Quote every line of the data below as it stands, omitting pictures.

## Data excerpt:
■ ■ ■ ■

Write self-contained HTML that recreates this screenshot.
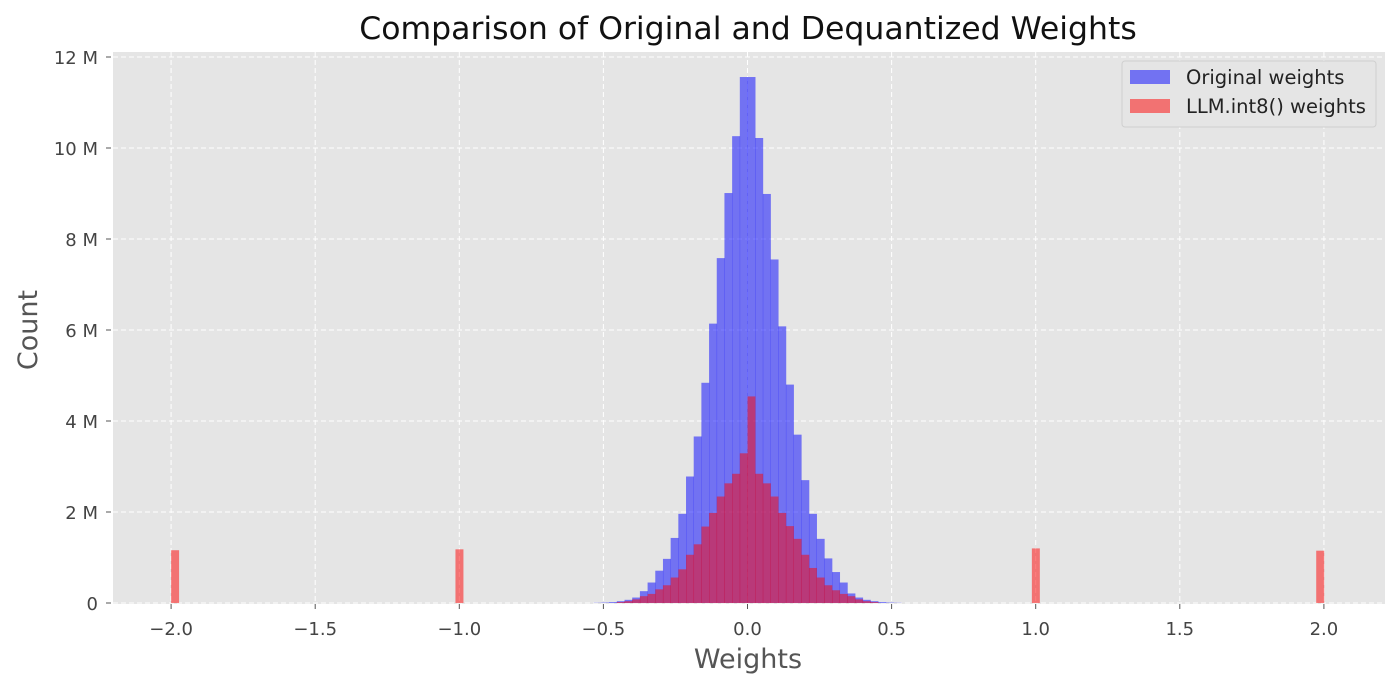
<!DOCTYPE html>
<html><head><meta charset="utf-8"><style>
body{margin:0;background:#fff;}
svg{display:block;font-family:"DejaVu Sans","Liberation Sans",sans-serif;}
</style></head><body>
<svg id="chart" width="1400" height="689">
<rect x="113" y="52" width="1272" height="552" fill="#e5e5e5"/>
<g id="grid"></g>
<g id="bars"></g>
<g id="axes"></g>
<text x="748" y="39" text-anchor="middle" font-size="31.5" fill="#111">Comparison of Original and Dequantized Weights</text>
<text x="748" y="668" text-anchor="middle" font-size="27" fill="#555">Weights</text>
<text transform="translate(37,330) rotate(-90)" text-anchor="middle" font-size="27" fill="#555">Count</text>
<g>
<rect x="1122" y="61" width="254" height="66" rx="3" fill="#e5e5e5" stroke="#cfcfcf" stroke-width="1"/>
<g>
<rect x="1130" y="70" width="40" height="14" fill="rgba(0,0,255,0.5)"/>
<text x="1186" y="84" font-size="19.5" fill="#222">Original weights</text>
</g>
<g>
<rect x="1130" y="99" width="40" height="14" fill="rgba(255,0,0,0.5)"/>
<text x="1186" y="113" font-size="19.5" fill="#222">LLM.int8() weights</text>
</g>
</g>
</svg>
<script>
// bin index k: bin k spans [k*binWidth, (k+1)*binWidth], binWidth = 4/150
const binWidth = 4/150;
const blueBins = [-20,-19,-18,-17,-16,-15,-14,-13,-12,-11,-10,-9,-8,-7,-6,-5,-4,-3,-2,-1,0,1,2,3,4,5,6,7,8,9,10,11,12,13,14,15,16,17,18,19];
const blueValues = [0.005,0.01,0.02,0.04,0.07,0.12,0.26,0.45,0.71,0.97,1.43,1.96,2.78,3.66,4.84,6.14,7.58,9.01,10.26,11.56,11.56,10.22,8.99,7.55,6.08,4.80,3.70,2.70,1.96,1.41,0.98,0.68,0.45,0.21,0.12,0.07,0.04,0.02,0.01,0.005];
const redBins = [-75,-38,-17,-16,-15,-14,-13,-12,-11,-10,-9,-8,-7,-6,-5,-4,-3,-2,-1,0,1,2,3,4,5,6,7,8,9,10,11,12,13,14,15,16,37,74];
const redValues = [1.16,1.18,0.02,0.04,0.08,0.15,0.20,0.30,0.39,0.56,0.74,1.06,1.29,1.68,1.98,2.34,2.63,2.84,3.29,4.54,2.84,2.63,2.34,1.98,1.69,1.41,1.06,0.77,0.56,0.39,0.28,0.20,0.15,0.08,0.04,0.02,1.20,1.15];
const xTicks = [-2.0,-1.5,-1.0,-0.5,0.0,0.5,1.0,1.5,2.0];
const xTickLabels = ["\u22122.0","\u22121.5","\u22121.0","\u22120.5","0.0","0.5","1.0","1.5","2.0"];
const yTicks = [0,2,4,6,8,10,12];
const yTickLabels = ["0","2 M","4 M","6 M","8 M","10 M","12 M"];

const NS="http://www.w3.org/2000/svg";
const X = v => 747.5 + v*288.2;
const Y = v => 603 - v*45.5;
function mk(tag, attrs, parent){const e=document.createElementNS(NS,tag);for(const k in attrs)e.setAttribute(k,attrs[k]);parent.appendChild(e);return e;}
const grid=document.getElementById('grid'), bars=document.getElementById('bars'), axes=document.getElementById('axes');
xTicks.forEach((t,i)=>{
  const l=mk('line',{x1:X(t),x2:X(t),y1:52,y2:604,stroke:'#fff','stroke-dasharray':'5,3','stroke-width':1},grid);
  
  
  const tk=mk('line',{x1:X(t),x2:X(t),y1:604,y2:609,stroke:'#555'},axes);
  
  
  const tx=mk('text',{x:X(t),y:635,'text-anchor':'middle','font-size':18,fill:'#444'},axes);
  tx.textContent=xTickLabels[i];
  
  
});
yTicks.forEach((t,i)=>{
  const l=mk('line',{x1:113,x2:1385,y1:Y(t),y2:Y(t),stroke:'#fff','stroke-dasharray':'5,3','stroke-width':1},grid);
  
  
  const tk=mk('line',{x1:106,x2:111,y1:Y(t),y2:Y(t),stroke:'#555'},axes);
  
  
  const tx=mk('text',{x:98,y:Y(t)+7,'text-anchor':'end','font-size':18,fill:'#444'},axes);
  tx.textContent=yTickLabels[i];
  
  
});
function drawSeries(bins, vals, color, name){
  bins.forEach((k,i)=>{
    const x0=X(k*binWidth), x1=X((k+1)*binWidth);
    const r=mk('rect',{x:x0,y:Y(vals[i]),width:x1-x0+0.3,height:Y(0)-Y(vals[i]),fill:color},bars);
    
    
  });
}
drawSeries(blueBins, blueValues, 'rgba(0,0,255,0.5)', 'original-weights-bar');
drawSeries(redBins, redValues, 'rgba(255,0,0,0.5)', 'int8-weights-bar');
</script>
</body></html>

■ ■ ■ ■

## Exercise response:
Write self-contained HTML that recreates this screenshot.
<!DOCTYPE html>
<html><head><meta charset="utf-8"><style>
body{margin:0;background:#fff;}
svg{display:block;font-family:"DejaVu Sans","Liberation Sans",sans-serif;}
</style></head><body>
<svg id="chart" width="1400" height="689">
<rect x="113" y="52" width="1272" height="552" fill="#e5e5e5"/>
<g id="grid"></g>
<g id="bars"></g>
<g id="axes"></g>
<text x="748" y="39" text-anchor="middle" font-size="31.5" fill="#111">Comparison of Original and Dequantized Weights</text>
<text x="748" y="668" text-anchor="middle" font-size="27" fill="#555">Weights</text>
<text transform="translate(37,330) rotate(-90)" text-anchor="middle" font-size="27" fill="#555">Count</text>
<g>
<rect x="1122" y="61" width="254" height="66" rx="3" fill="#e5e5e5" stroke="#cfcfcf" stroke-width="1"/>
<g>
<rect x="1130" y="70" width="40" height="14" fill="rgba(0,0,255,0.5)"/>
<text x="1186" y="84" font-size="19.5" fill="#222">Original weights</text>
</g>
<g>
<rect x="1130" y="99" width="40" height="14" fill="rgba(255,0,0,0.5)"/>
<text x="1186" y="113" font-size="19.5" fill="#222">LLM.int8() weights</text>
</g>
</g>
</svg>
<script>
// bin index k: bin k spans [k*binWidth, (k+1)*binWidth], binWidth = 4/150
const binWidth = 4/150;
const blueBins = [-20,-19,-18,-17,-16,-15,-14,-13,-12,-11,-10,-9,-8,-7,-6,-5,-4,-3,-2,-1,0,1,2,3,4,5,6,7,8,9,10,11,12,13,14,15,16,17,18,19];
const blueValues = [0.005,0.01,0.02,0.04,0.07,0.12,0.26,0.45,0.71,0.97,1.43,1.96,2.78,3.66,4.84,6.14,7.58,9.01,10.26,11.56,11.56,10.22,8.99,7.55,6.08,4.80,3.70,2.70,1.96,1.41,0.98,0.68,0.45,0.21,0.12,0.07,0.04,0.02,0.01,0.005];
const redBins = [-75,-38,-17,-16,-15,-14,-13,-12,-11,-10,-9,-8,-7,-6,-5,-4,-3,-2,-1,0,1,2,3,4,5,6,7,8,9,10,11,12,13,14,15,16,37,74];
const redValues = [1.16,1.18,0.02,0.04,0.08,0.15,0.20,0.30,0.39,0.56,0.74,1.06,1.29,1.68,1.98,2.34,2.63,2.84,3.29,4.54,2.84,2.63,2.34,1.98,1.69,1.41,1.06,0.77,0.56,0.39,0.28,0.20,0.15,0.08,0.04,0.02,1.20,1.15];
const xTicks = [-2.0,-1.5,-1.0,-0.5,0.0,0.5,1.0,1.5,2.0];
const xTickLabels = ["\u22122.0","\u22121.5","\u22121.0","\u22120.5","0.0","0.5","1.0","1.5","2.0"];
const yTicks = [0,2,4,6,8,10,12];
const yTickLabels = ["0","2 M","4 M","6 M","8 M","10 M","12 M"];

const NS="http://www.w3.org/2000/svg";
const X = v => 747.5 + v*288.2;
const Y = v => 603 - v*45.5;
function mk(tag, attrs, parent){const e=document.createElementNS(NS,tag);for(const k in attrs)e.setAttribute(k,attrs[k]);parent.appendChild(e);return e;}
const grid=document.getElementById('grid'), bars=document.getElementById('bars'), axes=document.getElementById('axes');
xTicks.forEach((t,i)=>{
  const l=mk('line',{x1:X(t),x2:X(t),y1:52,y2:604,stroke:'#fff','stroke-dasharray':'5,3','stroke-width':1},grid);
  
  
  const tk=mk('line',{x1:X(t),x2:X(t),y1:604,y2:609,stroke:'#555'},axes);
  
  
  const tx=mk('text',{x:X(t),y:635,'text-anchor':'middle','font-size':18,fill:'#444'},axes);
  tx.textContent=xTickLabels[i];
  
  
});
yTicks.forEach((t,i)=>{
  const l=mk('line',{x1:113,x2:1385,y1:Y(t),y2:Y(t),stroke:'#fff','stroke-dasharray':'5,3','stroke-width':1},grid);
  
  
  const tk=mk('line',{x1:106,x2:111,y1:Y(t),y2:Y(t),stroke:'#555'},axes);
  
  
  const tx=mk('text',{x:98,y:Y(t)+7,'text-anchor':'end','font-size':18,fill:'#444'},axes);
  tx.textContent=yTickLabels[i];
  
  
});
function drawSeries(bins, vals, color, name){
  bins.forEach((k,i)=>{
    const x0=X(k*binWidth), x1=X((k+1)*binWidth);
    const r=mk('rect',{x:x0,y:Y(vals[i]),width:x1-x0+0.3,height:Y(0)-Y(vals[i]),fill:color},bars);
    
    
  });
}
drawSeries(blueBins, blueValues, 'rgba(0,0,255,0.5)', 'original-weights-bar');
drawSeries(redBins, redValues, 'rgba(255,0,0,0.5)', 'int8-weights-bar');
</script>
</body></html>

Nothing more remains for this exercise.